The records ::
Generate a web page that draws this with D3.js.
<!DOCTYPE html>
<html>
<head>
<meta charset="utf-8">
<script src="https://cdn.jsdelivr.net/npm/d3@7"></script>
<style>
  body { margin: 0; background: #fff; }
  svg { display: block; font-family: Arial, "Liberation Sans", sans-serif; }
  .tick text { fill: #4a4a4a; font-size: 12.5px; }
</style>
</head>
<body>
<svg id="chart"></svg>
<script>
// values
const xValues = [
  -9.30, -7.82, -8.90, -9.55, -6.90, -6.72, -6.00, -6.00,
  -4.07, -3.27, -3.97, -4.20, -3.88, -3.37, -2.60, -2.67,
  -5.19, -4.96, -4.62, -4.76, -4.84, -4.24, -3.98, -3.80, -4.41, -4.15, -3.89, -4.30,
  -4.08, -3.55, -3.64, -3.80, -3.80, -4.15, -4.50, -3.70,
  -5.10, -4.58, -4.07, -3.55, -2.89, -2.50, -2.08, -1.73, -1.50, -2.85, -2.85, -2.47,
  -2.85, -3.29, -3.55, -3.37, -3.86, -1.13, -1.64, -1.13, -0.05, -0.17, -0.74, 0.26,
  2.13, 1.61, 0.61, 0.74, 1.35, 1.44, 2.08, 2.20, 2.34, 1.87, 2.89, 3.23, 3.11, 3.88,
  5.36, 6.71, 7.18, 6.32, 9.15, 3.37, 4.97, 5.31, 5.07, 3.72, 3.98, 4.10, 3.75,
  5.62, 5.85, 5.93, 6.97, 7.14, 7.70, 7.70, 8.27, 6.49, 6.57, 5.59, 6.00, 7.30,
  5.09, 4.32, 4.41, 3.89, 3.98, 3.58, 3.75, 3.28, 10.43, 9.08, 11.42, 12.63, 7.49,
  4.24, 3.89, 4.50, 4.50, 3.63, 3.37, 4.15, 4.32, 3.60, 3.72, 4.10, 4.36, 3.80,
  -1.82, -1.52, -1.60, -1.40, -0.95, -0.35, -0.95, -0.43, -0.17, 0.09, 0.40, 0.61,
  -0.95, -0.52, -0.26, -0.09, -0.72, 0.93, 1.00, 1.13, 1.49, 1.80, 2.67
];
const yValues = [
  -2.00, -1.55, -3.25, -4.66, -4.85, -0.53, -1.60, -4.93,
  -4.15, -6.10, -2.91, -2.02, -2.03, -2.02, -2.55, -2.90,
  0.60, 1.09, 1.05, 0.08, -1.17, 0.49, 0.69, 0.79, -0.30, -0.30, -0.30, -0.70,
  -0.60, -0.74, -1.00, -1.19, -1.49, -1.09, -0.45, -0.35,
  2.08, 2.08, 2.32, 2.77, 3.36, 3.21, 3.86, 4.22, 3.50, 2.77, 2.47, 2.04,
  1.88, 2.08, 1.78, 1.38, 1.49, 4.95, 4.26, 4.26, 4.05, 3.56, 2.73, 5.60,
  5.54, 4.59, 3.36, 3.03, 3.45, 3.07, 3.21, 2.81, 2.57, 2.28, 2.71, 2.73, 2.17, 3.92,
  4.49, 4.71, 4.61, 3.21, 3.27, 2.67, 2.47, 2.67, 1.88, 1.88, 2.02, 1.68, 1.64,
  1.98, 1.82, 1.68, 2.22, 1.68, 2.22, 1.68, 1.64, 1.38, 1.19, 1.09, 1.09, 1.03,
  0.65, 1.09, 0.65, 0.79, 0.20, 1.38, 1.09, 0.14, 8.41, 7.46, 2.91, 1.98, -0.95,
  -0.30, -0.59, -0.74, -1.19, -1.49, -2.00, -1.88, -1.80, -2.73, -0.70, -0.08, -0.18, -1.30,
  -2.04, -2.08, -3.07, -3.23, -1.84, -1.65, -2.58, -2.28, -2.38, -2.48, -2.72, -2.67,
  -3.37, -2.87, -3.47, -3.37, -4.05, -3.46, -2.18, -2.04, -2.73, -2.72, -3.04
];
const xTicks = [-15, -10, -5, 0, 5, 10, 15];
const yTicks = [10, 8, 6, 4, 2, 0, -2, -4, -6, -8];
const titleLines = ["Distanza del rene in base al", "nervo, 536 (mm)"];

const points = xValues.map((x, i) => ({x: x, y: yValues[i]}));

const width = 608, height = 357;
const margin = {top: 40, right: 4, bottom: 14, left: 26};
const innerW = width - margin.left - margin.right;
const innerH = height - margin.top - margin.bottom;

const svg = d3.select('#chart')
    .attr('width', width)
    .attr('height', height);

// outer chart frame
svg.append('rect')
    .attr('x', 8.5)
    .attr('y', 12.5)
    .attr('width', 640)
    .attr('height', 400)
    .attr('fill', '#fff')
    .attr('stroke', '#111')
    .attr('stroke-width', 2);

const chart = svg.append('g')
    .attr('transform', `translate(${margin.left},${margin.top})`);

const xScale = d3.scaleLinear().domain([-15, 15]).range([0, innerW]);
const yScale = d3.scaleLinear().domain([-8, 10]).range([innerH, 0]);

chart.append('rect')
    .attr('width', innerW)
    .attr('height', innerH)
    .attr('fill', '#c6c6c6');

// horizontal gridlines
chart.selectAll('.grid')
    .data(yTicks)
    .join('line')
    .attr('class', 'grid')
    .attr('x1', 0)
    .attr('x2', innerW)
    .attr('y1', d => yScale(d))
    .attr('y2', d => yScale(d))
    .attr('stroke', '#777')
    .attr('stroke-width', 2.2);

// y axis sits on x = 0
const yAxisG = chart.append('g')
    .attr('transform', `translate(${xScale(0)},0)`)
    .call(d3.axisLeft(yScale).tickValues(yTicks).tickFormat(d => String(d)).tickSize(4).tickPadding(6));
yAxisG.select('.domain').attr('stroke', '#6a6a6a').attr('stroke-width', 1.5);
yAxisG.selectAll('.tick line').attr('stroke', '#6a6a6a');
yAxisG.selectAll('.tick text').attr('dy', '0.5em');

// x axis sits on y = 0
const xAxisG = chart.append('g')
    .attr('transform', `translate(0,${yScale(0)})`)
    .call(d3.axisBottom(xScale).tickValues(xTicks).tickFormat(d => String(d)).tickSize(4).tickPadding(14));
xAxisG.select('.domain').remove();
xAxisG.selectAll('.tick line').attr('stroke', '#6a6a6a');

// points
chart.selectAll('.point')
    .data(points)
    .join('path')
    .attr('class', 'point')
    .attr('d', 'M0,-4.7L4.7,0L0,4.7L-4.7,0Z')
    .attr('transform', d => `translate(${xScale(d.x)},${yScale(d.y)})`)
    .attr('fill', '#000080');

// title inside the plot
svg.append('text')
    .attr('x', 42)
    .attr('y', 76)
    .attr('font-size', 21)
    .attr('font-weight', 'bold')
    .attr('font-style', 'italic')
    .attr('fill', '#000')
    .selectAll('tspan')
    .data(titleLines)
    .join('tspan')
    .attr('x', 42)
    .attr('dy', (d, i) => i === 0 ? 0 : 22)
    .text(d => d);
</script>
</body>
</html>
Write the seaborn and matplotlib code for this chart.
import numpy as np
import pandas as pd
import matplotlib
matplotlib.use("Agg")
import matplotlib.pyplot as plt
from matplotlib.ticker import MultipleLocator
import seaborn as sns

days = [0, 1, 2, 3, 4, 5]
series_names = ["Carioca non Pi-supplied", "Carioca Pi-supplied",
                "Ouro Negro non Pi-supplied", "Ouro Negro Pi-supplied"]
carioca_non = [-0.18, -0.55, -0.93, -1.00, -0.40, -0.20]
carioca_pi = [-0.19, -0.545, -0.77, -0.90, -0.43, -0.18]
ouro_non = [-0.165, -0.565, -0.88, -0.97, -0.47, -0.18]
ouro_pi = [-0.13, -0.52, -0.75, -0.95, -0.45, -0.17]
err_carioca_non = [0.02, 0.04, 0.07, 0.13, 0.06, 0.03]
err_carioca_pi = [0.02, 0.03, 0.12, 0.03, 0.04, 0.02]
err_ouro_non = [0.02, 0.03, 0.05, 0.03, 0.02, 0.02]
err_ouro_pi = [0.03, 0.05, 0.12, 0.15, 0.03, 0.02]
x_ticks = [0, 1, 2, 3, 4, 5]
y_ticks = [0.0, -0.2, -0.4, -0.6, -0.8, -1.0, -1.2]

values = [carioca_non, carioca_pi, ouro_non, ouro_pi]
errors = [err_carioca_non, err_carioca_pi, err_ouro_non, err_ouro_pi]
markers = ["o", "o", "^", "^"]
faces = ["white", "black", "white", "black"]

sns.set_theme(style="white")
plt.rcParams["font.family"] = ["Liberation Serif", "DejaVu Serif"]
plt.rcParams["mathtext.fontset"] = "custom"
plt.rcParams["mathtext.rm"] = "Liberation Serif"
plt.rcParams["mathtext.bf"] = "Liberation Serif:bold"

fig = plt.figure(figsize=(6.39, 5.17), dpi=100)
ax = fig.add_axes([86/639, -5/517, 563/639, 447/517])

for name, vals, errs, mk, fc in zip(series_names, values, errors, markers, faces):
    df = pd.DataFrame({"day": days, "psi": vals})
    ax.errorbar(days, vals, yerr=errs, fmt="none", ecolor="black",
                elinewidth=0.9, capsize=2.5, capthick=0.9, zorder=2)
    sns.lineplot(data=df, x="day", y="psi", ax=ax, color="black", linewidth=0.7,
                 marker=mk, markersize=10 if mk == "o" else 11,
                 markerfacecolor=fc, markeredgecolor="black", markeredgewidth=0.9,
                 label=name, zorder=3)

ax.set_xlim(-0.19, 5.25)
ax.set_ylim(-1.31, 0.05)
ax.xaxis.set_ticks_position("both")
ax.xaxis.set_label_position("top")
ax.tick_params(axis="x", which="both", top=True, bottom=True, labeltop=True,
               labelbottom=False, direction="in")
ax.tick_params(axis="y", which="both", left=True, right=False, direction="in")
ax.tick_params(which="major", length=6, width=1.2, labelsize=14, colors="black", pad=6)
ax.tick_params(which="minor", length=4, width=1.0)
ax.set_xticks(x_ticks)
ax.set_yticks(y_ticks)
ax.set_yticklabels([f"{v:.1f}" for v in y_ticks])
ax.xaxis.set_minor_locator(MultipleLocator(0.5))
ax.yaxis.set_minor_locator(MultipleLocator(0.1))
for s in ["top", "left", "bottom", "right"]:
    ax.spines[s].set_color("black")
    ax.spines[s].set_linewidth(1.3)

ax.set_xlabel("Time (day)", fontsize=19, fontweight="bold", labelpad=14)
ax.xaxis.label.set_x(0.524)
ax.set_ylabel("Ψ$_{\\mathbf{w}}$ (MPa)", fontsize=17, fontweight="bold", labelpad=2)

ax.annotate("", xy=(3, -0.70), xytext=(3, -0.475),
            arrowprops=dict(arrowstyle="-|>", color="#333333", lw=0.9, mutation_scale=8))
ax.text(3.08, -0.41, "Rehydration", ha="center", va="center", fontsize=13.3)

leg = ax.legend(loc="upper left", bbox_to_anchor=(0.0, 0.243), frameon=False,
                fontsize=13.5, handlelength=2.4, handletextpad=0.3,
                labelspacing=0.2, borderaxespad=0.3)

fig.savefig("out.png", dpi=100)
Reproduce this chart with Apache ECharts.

Set problem :: Return exactly the lines from the line that has "Write the seaborn" to the line that has "label=name, zorder=3)", both of them included.

Response to the task ::
Write the seaborn and matplotlib code for this chart.
import numpy as np
import pandas as pd
import matplotlib
matplotlib.use("Agg")
import matplotlib.pyplot as plt
from matplotlib.ticker import MultipleLocator
import seaborn as sns

days = [0, 1, 2, 3, 4, 5]
series_names = ["Carioca non Pi-supplied", "Carioca Pi-supplied",
                "Ouro Negro non Pi-supplied", "Ouro Negro Pi-supplied"]
carioca_non = [-0.18, -0.55, -0.93, -1.00, -0.40, -0.20]
carioca_pi = [-0.19, -0.545, -0.77, -0.90, -0.43, -0.18]
ouro_non = [-0.165, -0.565, -0.88, -0.97, -0.47, -0.18]
ouro_pi = [-0.13, -0.52, -0.75, -0.95, -0.45, -0.17]
err_carioca_non = [0.02, 0.04, 0.07, 0.13, 0.06, 0.03]
err_carioca_pi = [0.02, 0.03, 0.12, 0.03, 0.04, 0.02]
err_ouro_non = [0.02, 0.03, 0.05, 0.03, 0.02, 0.02]
err_ouro_pi = [0.03, 0.05, 0.12, 0.15, 0.03, 0.02]
x_ticks = [0, 1, 2, 3, 4, 5]
y_ticks = [0.0, -0.2, -0.4, -0.6, -0.8, -1.0, -1.2]

values = [carioca_non, carioca_pi, ouro_non, ouro_pi]
errors = [err_carioca_non, err_carioca_pi, err_ouro_non, err_ouro_pi]
markers = ["o", "o", "^", "^"]
faces = ["white", "black", "white", "black"]

sns.set_theme(style="white")
plt.rcParams["font.family"] = ["Liberation Serif", "DejaVu Serif"]
plt.rcParams["mathtext.fontset"] = "custom"
plt.rcParams["mathtext.rm"] = "Liberation Serif"
plt.rcParams["mathtext.bf"] = "Liberation Serif:bold"

fig = plt.figure(figsize=(6.39, 5.17), dpi=100)
ax = fig.add_axes([86/639, -5/517, 563/639, 447/517])

for name, vals, errs, mk, fc in zip(series_names, values, errors, markers, faces):
    df = pd.DataFrame({"day": days, "psi": vals})
    ax.errorbar(days, vals, yerr=errs, fmt="none", ecolor="black",
                elinewidth=0.9, capsize=2.5, capthick=0.9, zorder=2)
    sns.lineplot(data=df, x="day", y="psi", ax=ax, color="black", linewidth=0.7,
                 marker=mk, markersize=10 if mk == "o" else 11,
                 markerfacecolor=fc, markeredgecolor="black", markeredgewidth=0.9,
                 label=name, zorder=3)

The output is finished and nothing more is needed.